Siete de ellos murieron en el transcurso de los primeros meses. La madre de Ana de inanición. Peter, el novio, en Mauthausen, a muy pocos días de la liberación del campo. Margot, la hermana mayor, donde había sido trasladada junto a Anna, en Bergen-Belsen. Una terrible epidemia de tifus la tuvo entre las primeras víctimas.
Unas semanas después, a mediados de febrero de 1945, Anna no aguantó más. Demasiado delgada, sola, casi sin pelo, vestida con harapos, castigada por el frío y el hambre, también sucumbió bajo el tifus y el terror nazi.
La joven murió en el campo de concentración antes de llegar a los 16 años. El único sobreviviente de toda la familia fue Otto, el padre.
Terminada la guerra, regresó a Amsterdam y esperó por sus hijas. Pero nadie volvió. Sólo llegaron las malas noticias que confirmaron su muerte.
Dos de quienes habían sido sus benefactores y cuidadores en todo el tiempo en que se mantuvieron escondidos, le entregaron los cuadernos y papeles dispersos en los que Anna había retratado su vida cotidiana y la de familia en ese par de años. Los habían recogido y guardado después de la redada que se los llevó.
Otto se sorprendió, no sabía que su hija llevaba un registro tan minucioso de sus días. Ni tan profundo. Descubrió cuál era el deseo de su hija, su vocación literaria. Como una especie de homenaje, le buscó editor a esas hojas privadas para que Anna se convirtiera en escritora después de su desaparición. Lo que él todavía no entendía era que su hija ya era una escritora a pesar de ser una adolescente.

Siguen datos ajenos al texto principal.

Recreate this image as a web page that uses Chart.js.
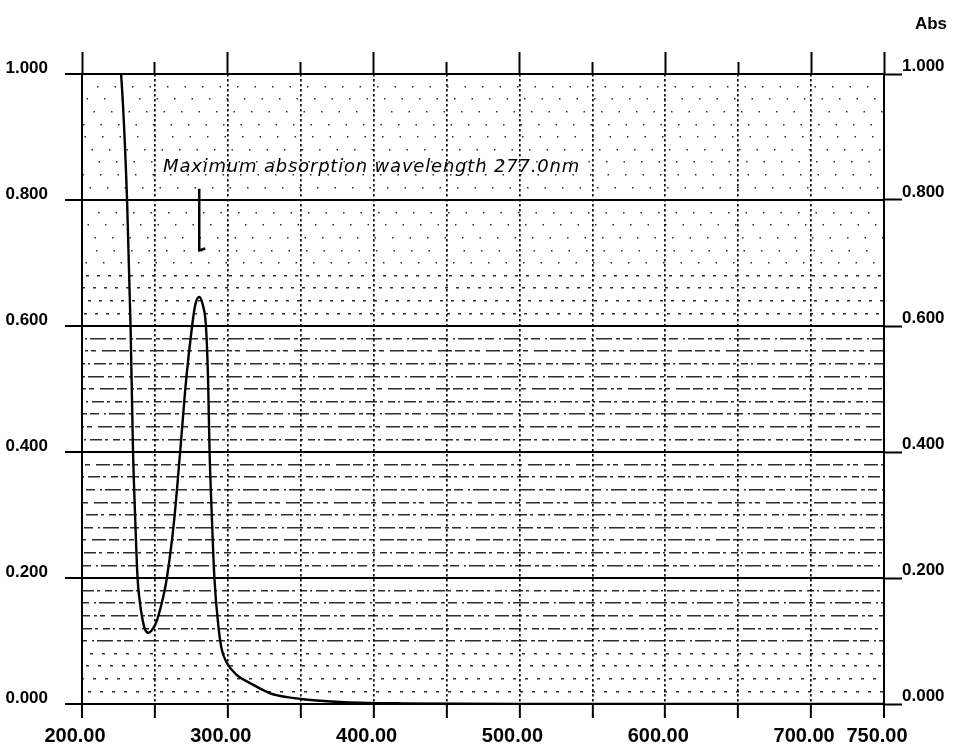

En 1947, Otto logró publicarlos. El título original fue La casa de atrás. En inglés se editó como The Diary of a young girl (El diario de una chica joven) y en castellano como Las habitaciones de atrás.
El texto circuló con una velocidad sorprendente. Los lectores quedaron arrobados con el desparpajo, agudeza y sinceridad de esta joven. Una voz fresca y genuina que contaba el horror de una manera inédita. Y todo se volvía más horroroso en lo no contado, en el dato de que esa chica no había sobrevivido a Bergen-Belsen.
El libro que Otto Frank publicó como homenaje a su hija se convirtió en un suceso mundial. En la actualidad ya han sido decenas de millones de personas los que lo han leído. Fue adaptado al cine y al teatro en innumerables ocasiones. Es uno de los textos más difundidos de los que cuentan esa época. Y, paradójicamente, a pesar de ser su tema principal, el Holocausto está fuera de campo. El 21 de mayo de 1986 se publicó por primera vez una edición científica de los textos de Anna. Allí se comparan el texto del diario, su versión reescrita y la versión de Otto Frank. Esta nueva publicación permite ver lo que Ana hizo con sus textos originales, pero también las elecciones que realizó su padre, lo que adaptó, omitió o cambió (por ejemplo, había suprimido referencias a la madre de Anna y los escritos sobre su despertar sexual).
El triunfo de Anna Frank y su diario es la permanencia en el tiempo, su inmortalidad. Esta historia, dolorosa, tierna y universal, no pierde vigencia. Nunca la perderá. Porque en cualquier época, recuerda, que hay espacios de humanidad aún en medio de la mayor inhumanidad.